• [Given data]
◇ ◇ ◇

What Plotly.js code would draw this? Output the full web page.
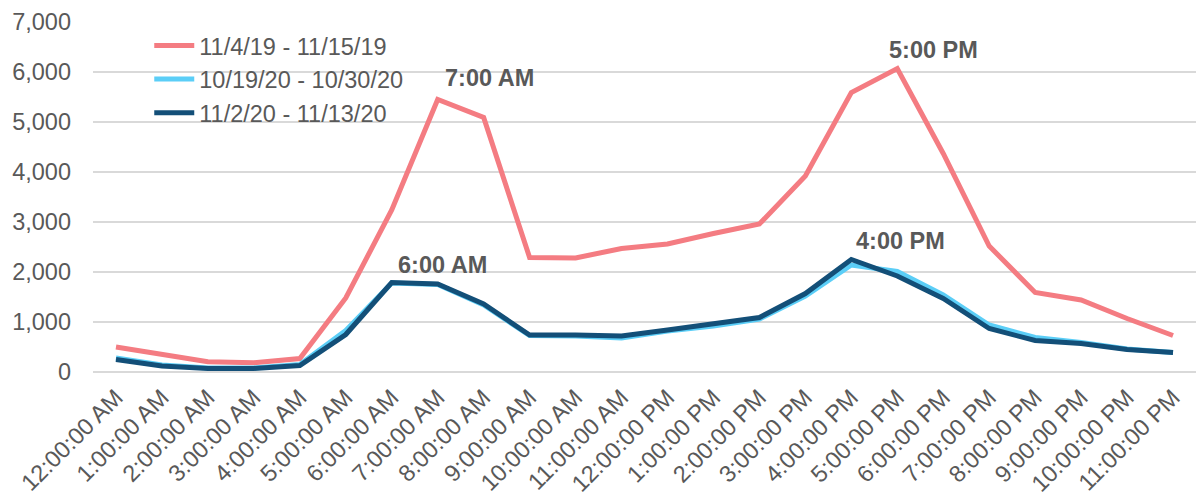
<!DOCTYPE html>
<html>
<head>
<meta charset="utf-8">
<script src="https://cdn.plot.ly/plotly-3.0.1.min.js"></script>
<style>html,body{margin:0;padding:0;background:#fff;}#chart{width:1196px;height:498px;}</style>
</head>
<body>
<div id="chart"></div>
<script>
const hours = ["12:00:00 AM","1:00:00 AM","2:00:00 AM","3:00:00 AM","4:00:00 AM","5:00:00 AM","6:00:00 AM","7:00:00 AM","8:00:00 AM","9:00:00 AM","10:00:00 AM","11:00:00 AM","12:00:00 PM","1:00:00 PM","2:00:00 PM","3:00:00 PM","4:00:00 PM","5:00:00 PM","6:00:00 PM","7:00:00 PM","8:00:00 PM","9:00:00 PM","10:00:00 PM","11:00:00 PM"];
const series2019 = [500,340,205,185,270,1480,3240,5450,5090,2290,2280,2470,2560,2770,2960,3920,5590,6070,4370,2520,1590,1440,1070,730];
const seriesOct2020 = [280,140,80,80,150,830,1780,1750,1340,730,720,680,820,920,1060,1520,2140,2010,1540,940,690,590,460,390];
const seriesNov2020 = [250,120,70,70,130,750,1790,1760,1360,740,740,720,840,960,1090,1570,2250,1920,1470,870,630,570,450,390];
const names = ["11/4/19 - 11/15/19","10/19/20 - 10/30/20","11/2/20 - 11/13/20"];
const peakLabels = [
  {x:"7:00:00 AM", y:5450, text:"7:00 AM"},
  {x:"6:00:00 AM", y:1790, text:"6:00 AM"},
  {x:"5:00:00 PM", y:6070, text:"5:00 PM"},
  {x:"4:00:00 PM", y:2250, text:"4:00 PM"}
];
const font = "Liberation Sans, Arial, sans-serif";
const traces = [
  {x:hours, y:series2019, name:names[0], mode:"lines", line:{color:"#F47C82", width:5}},
  {x:hours, y:seriesOct2020, name:names[1], mode:"lines", line:{color:"#5BCEF7", width:5}},
  {x:hours, y:seriesNov2020, name:names[2], mode:"lines", line:{color:"#134F78", width:5}}
];
const annOffsets = [{dx:52,dy:-22},{dx:51,dy:-18},{dx:36,dy:-19},{dx:49,dy:-19}];
const annotations = peakLabels.map((p,i)=>({
  x:p.x, y:p.y, text:"<b>"+p.text+"</b>", showarrow:false,
  xshift:annOffsets[i].dx, yshift:-annOffsets[i].dy,
  font:{family:font, size:23.5, color:"#595959"}
}));
const layout = {
  width:1196, height:498,
  margin:{l:93, r:0, t:22, b:126},
  paper_bgcolor:"#fff", plot_bgcolor:"#fff",
  showlegend:true,
  legend:{x:0.051, y:0.995, xanchor:"left", yanchor:"top", bgcolor:"rgba(0,0,0,0)",
    font:{family:font, size:23.5, color:"#595959"}, tracegroupgap:0, itemwidth:40},
  xaxis:{type:"category", range:[-0.5,23.5], tickangle:-45, showgrid:false, zeroline:false,
    showline:false, ticks:"", ticklabelstandoff:6,
    tickfont:{family:font, size:23.5, color:"#595959"}, fixedrange:true},
  yaxis:{range:[0,7000], dtick:1000, tickformat:",", showgrid:true, gridcolor:"#D9D9D9", gridwidth:2,
    zeroline:true, zerolinecolor:"#D9D9D9", zerolinewidth:2, showline:false, ticks:"",
    ticklabelstandoff:21,
    tickfont:{family:font, size:23.5, color:"#595959"}, fixedrange:true},
  annotations:annotations
};
Plotly.newPlot("chart", traces, layout, {displayModeBar:false, staticPlot:true});
</script>
</body>
</html>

◇ ◇ ◇

• [Given task] From start to finish, output the listing exactly, but omit its pictures.

• [Answer for the task]
What Plotly.js code would draw this? Output the full web page.
<!DOCTYPE html>
<html>
<head>
<meta charset="utf-8">
<script src="https://cdn.plot.ly/plotly-3.0.1.min.js"></script>
<style>html,body{margin:0;padding:0;background:#fff;}#chart{width:1196px;height:498px;}</style>
</head>
<body>
<div id="chart"></div>
<script>
const hours = ["12:00:00 AM","1:00:00 AM","2:00:00 AM","3:00:00 AM","4:00:00 AM","5:00:00 AM","6:00:00 AM","7:00:00 AM","8:00:00 AM","9:00:00 AM","10:00:00 AM","11:00:00 AM","12:00:00 PM","1:00:00 PM","2:00:00 PM","3:00:00 PM","4:00:00 PM","5:00:00 PM","6:00:00 PM","7:00:00 PM","8:00:00 PM","9:00:00 PM","10:00:00 PM","11:00:00 PM"];
const series2019 = [500,340,205,185,270,1480,3240,5450,5090,2290,2280,2470,2560,2770,2960,3920,5590,6070,4370,2520,1590,1440,1070,730];
const seriesOct2020 = [280,140,80,80,150,830,1780,1750,1340,730,720,680,820,920,1060,1520,2140,2010,1540,940,690,590,460,390];
const seriesNov2020 = [250,120,70,70,130,750,1790,1760,1360,740,740,720,840,960,1090,1570,2250,1920,1470,870,630,570,450,390];
const names = ["11/4/19 - 11/15/19","10/19/20 - 10/30/20","11/2/20 - 11/13/20"];
const peakLabels = [
  {x:"7:00:00 AM", y:5450, text:"7:00 AM"},
  {x:"6:00:00 AM", y:1790, text:"6:00 AM"},
  {x:"5:00:00 PM", y:6070, text:"5:00 PM"},
  {x:"4:00:00 PM", y:2250, text:"4:00 PM"}
];
const font = "Liberation Sans, Arial, sans-serif";
const traces = [
  {x:hours, y:series2019, name:names[0], mode:"lines", line:{color:"#F47C82", width:5}},
  {x:hours, y:seriesOct2020, name:names[1], mode:"lines", line:{color:"#5BCEF7", width:5}},
  {x:hours, y:seriesNov2020, name:names[2], mode:"lines", line:{color:"#134F78", width:5}}
];
const annOffsets = [{dx:52,dy:-22},{dx:51,dy:-18},{dx:36,dy:-19},{dx:49,dy:-19}];
const annotations = peakLabels.map((p,i)=>({
  x:p.x, y:p.y, text:"<b>"+p.text+"</b>", showarrow:false,
  xshift:annOffsets[i].dx, yshift:-annOffsets[i].dy,
  font:{family:font, size:23.5, color:"#595959"}
}));
const layout = {
  width:1196, height:498,
  margin:{l:93, r:0, t:22, b:126},
  paper_bgcolor:"#fff", plot_bgcolor:"#fff",
  showlegend:true,
  legend:{x:0.051, y:0.995, xanchor:"left", yanchor:"top", bgcolor:"rgba(0,0,0,0)",
    font:{family:font, size:23.5, color:"#595959"}, tracegroupgap:0, itemwidth:40},
  xaxis:{type:"category", range:[-0.5,23.5], tickangle:-45, showgrid:false, zeroline:false,
    showline:false, ticks:"", ticklabelstandoff:6,
    tickfont:{family:font, size:23.5, color:"#595959"}, fixedrange:true},
  yaxis:{range:[0,7000], dtick:1000, tickformat:",", showgrid:true, gridcolor:"#D9D9D9", gridwidth:2,
    zeroline:true, zerolinecolor:"#D9D9D9", zerolinewidth:2, showline:false, ticks:"",
    ticklabelstandoff:21,
    tickfont:{family:font, size:23.5, color:"#595959"}, fixedrange:true},
  annotations:annotations
};
Plotly.newPlot("chart", traces, layout, {displayModeBar:false, staticPlot:true});
</script>
</body>
</html>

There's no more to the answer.